For instance, the first time I met him at Les Bordes he was wearing a flamboyant outfit of riding boots, cape and ascot, like a true European aristocrat — brilliant but a tad arrogant. When I met him again five years later at Torreon, he was in blue jeans and cowboy boots, and about as down-to-earth as you’ll find. He still was a little elitist, but I guess that comes with the territory of being a world-class architect. One thing I can say for certain is that he had a very unique philosophy on building golf courses. Yes, von Hagge could talk the talk and walk the walk. But what really impressed me, a novice critic of golf courses at the time, was that von Hagge was obsessed with light, like the early Impressionists.

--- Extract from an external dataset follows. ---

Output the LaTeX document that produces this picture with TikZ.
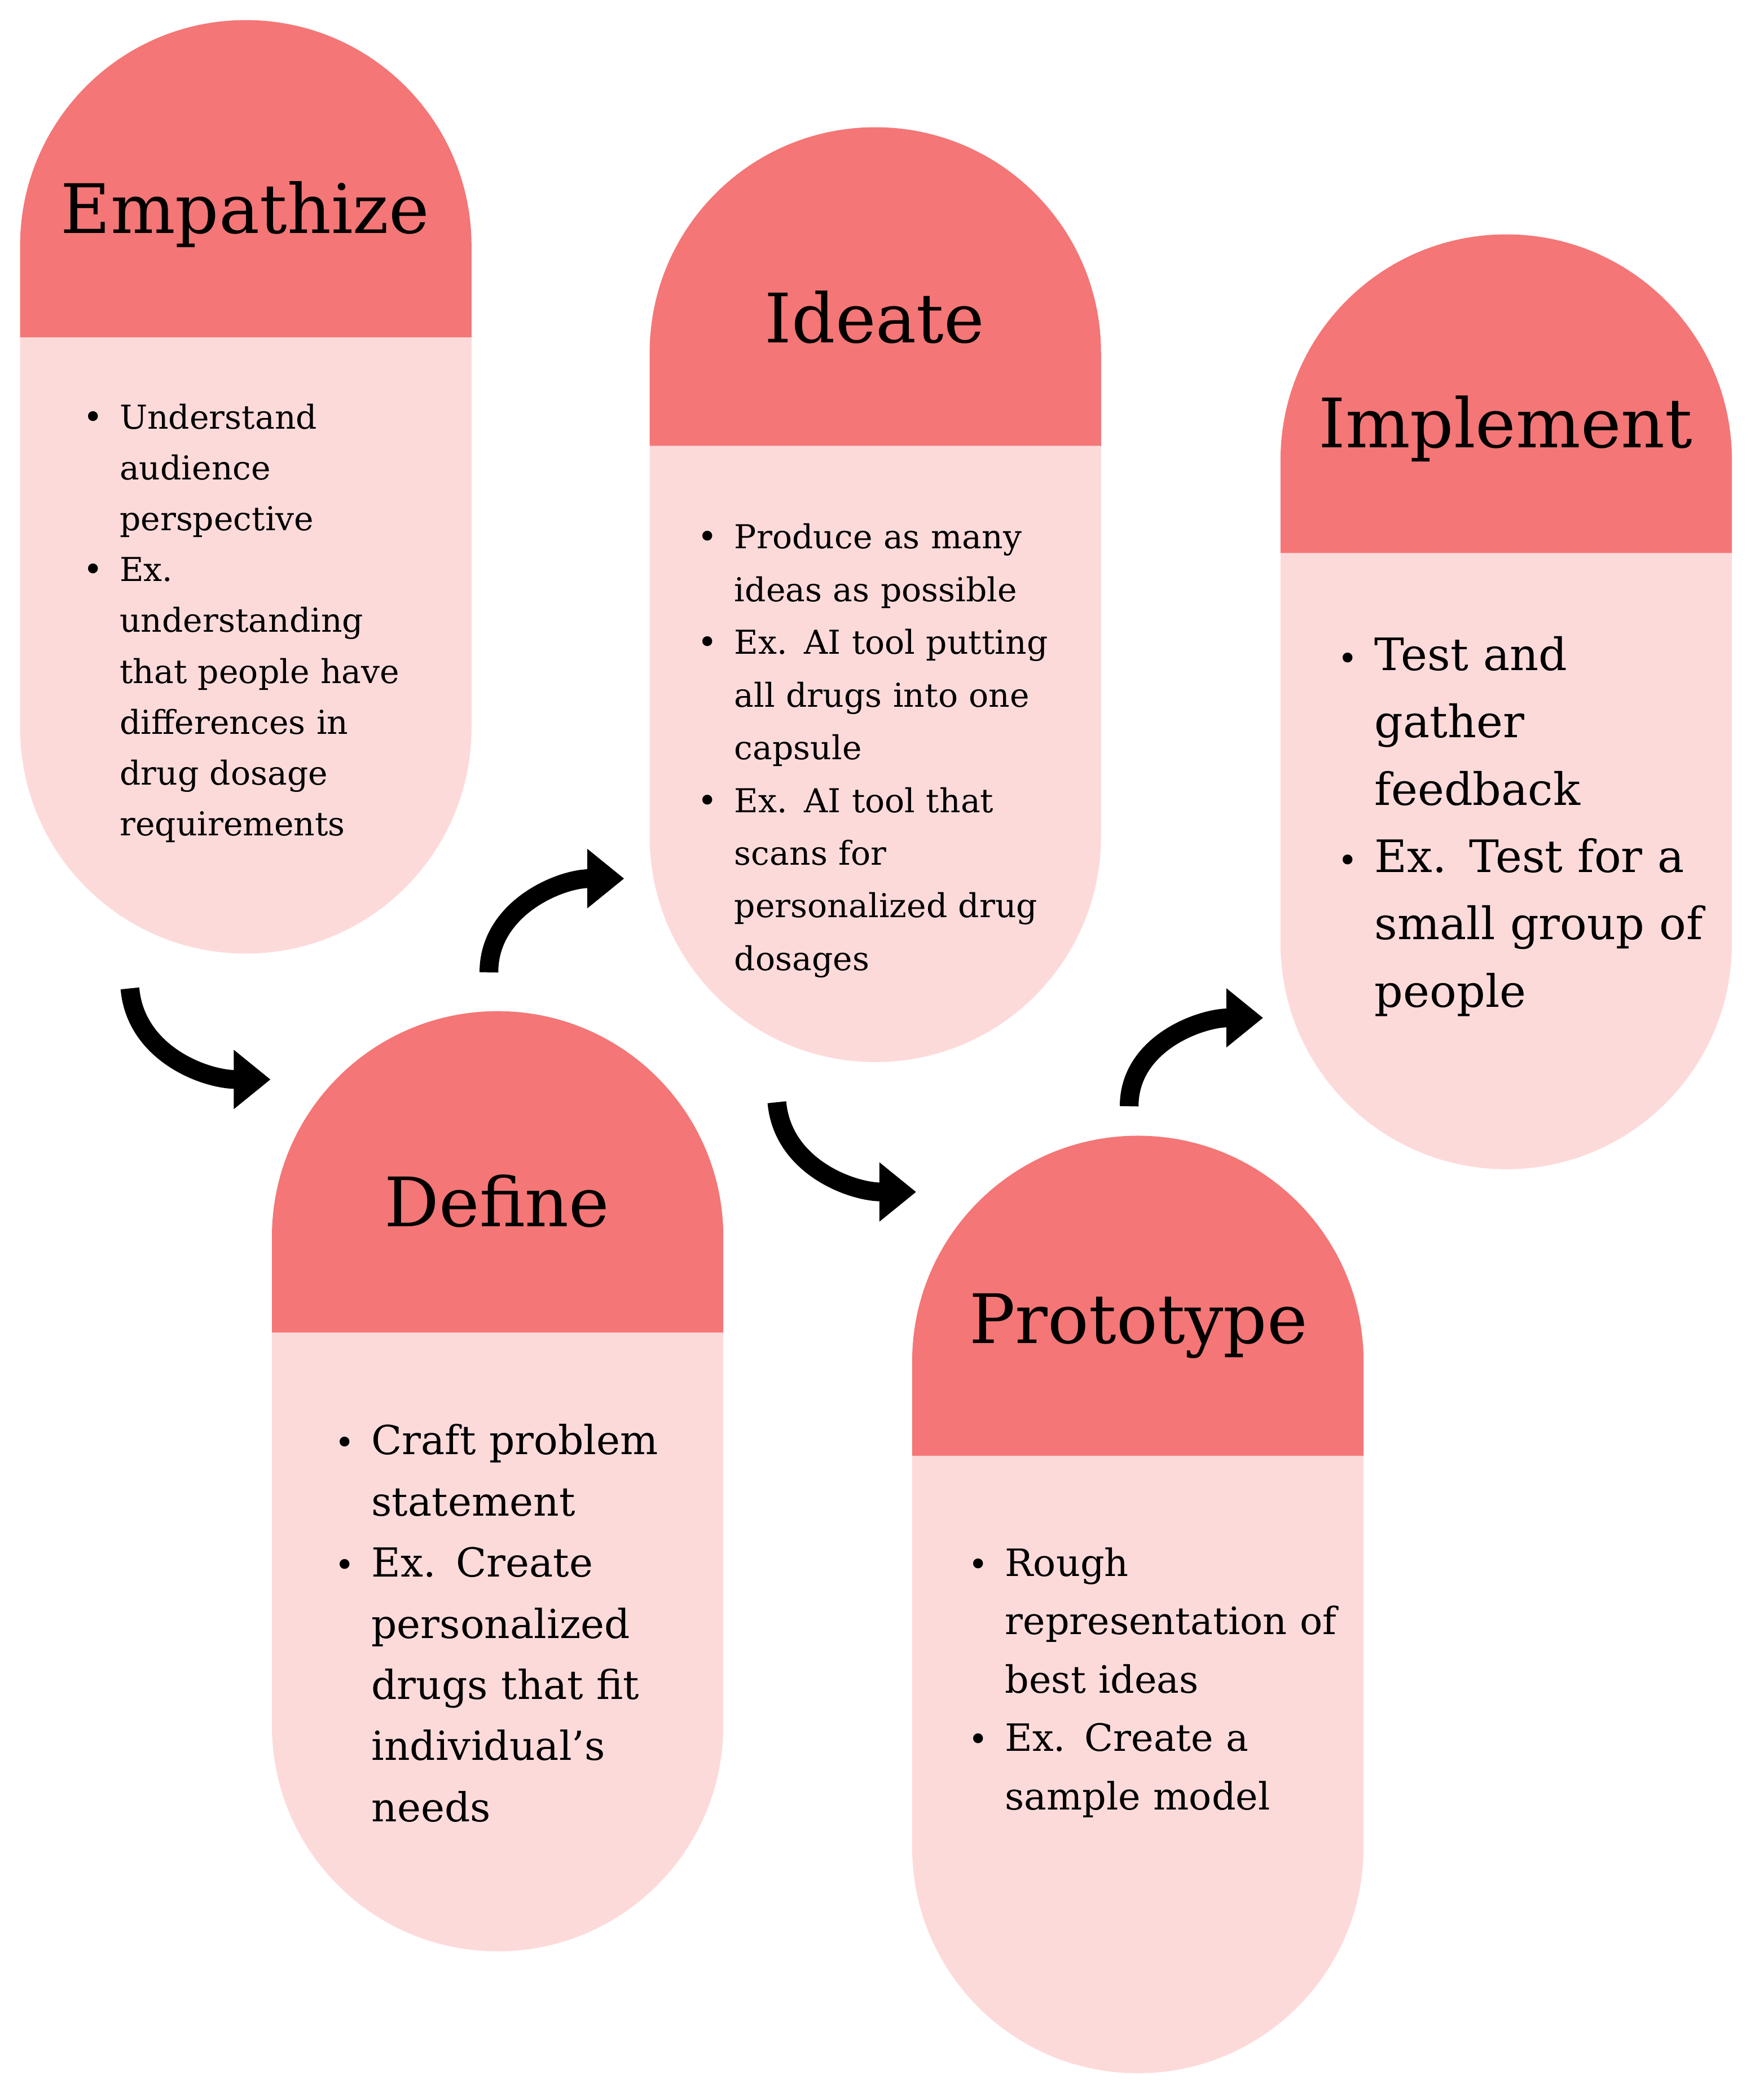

Along those lines von Hagge once told me: “The only thing that is eternal in life is light. These beautiful trees at Torreon will come and go, and the water you see here may or may not be here someday. But the light? The light will remain, and that’s why we believe that everything on a golf course must be done with vertical expression.’’ Of Torreon, von Hagge made a point that scored a bulls-eye: “Everywhere you look here, we’ve got these big enormously beautiful pines. So in a way, that makes it difficult to distinguish each hole, which I’m trying to bring out in a shockingly subtle way. (But) there’s such a fine line between a great golf course and a gimmicky one. The first time you do Six Flags over Arizona, that’s the one they’re going to remember. But Torreon has such wonderful green settings, and the paths to get to them are lined with the natural amenities that God gave us, so that in a few years, when the conditioning matches the variety, I think the members will realize what they’ve got.’’ That’s when it dawned on me that von Hagge truly was an artist as well as an architect – “the Vincent van Gogh of golf.’’ In fact, unlike most architects who worked solely from topography maps, I discovered that von Hagge actually drew his holes on a canvas before he built them. “I don’t think I go anywhere without a picture in my mind first,’’ he said. “You can look at all the squiggle-ly, bird’s-eye-view pictures in the world if you want, but when you actually draw or paint or sketch the hole, suddenly everybody is on the same page.’’ Along those lines I am one of the lucky ones. At our last meeting at Torreon, von Hagge gave me his original drawing of the par-4, water-guarded 18th, the signature hole at the private club that seemingly gets better and better every year, just as its creator had predicted. That von Hagge drawing, now matted and framed, still hangs in my office as one of my most prized possessions from the past 25 years.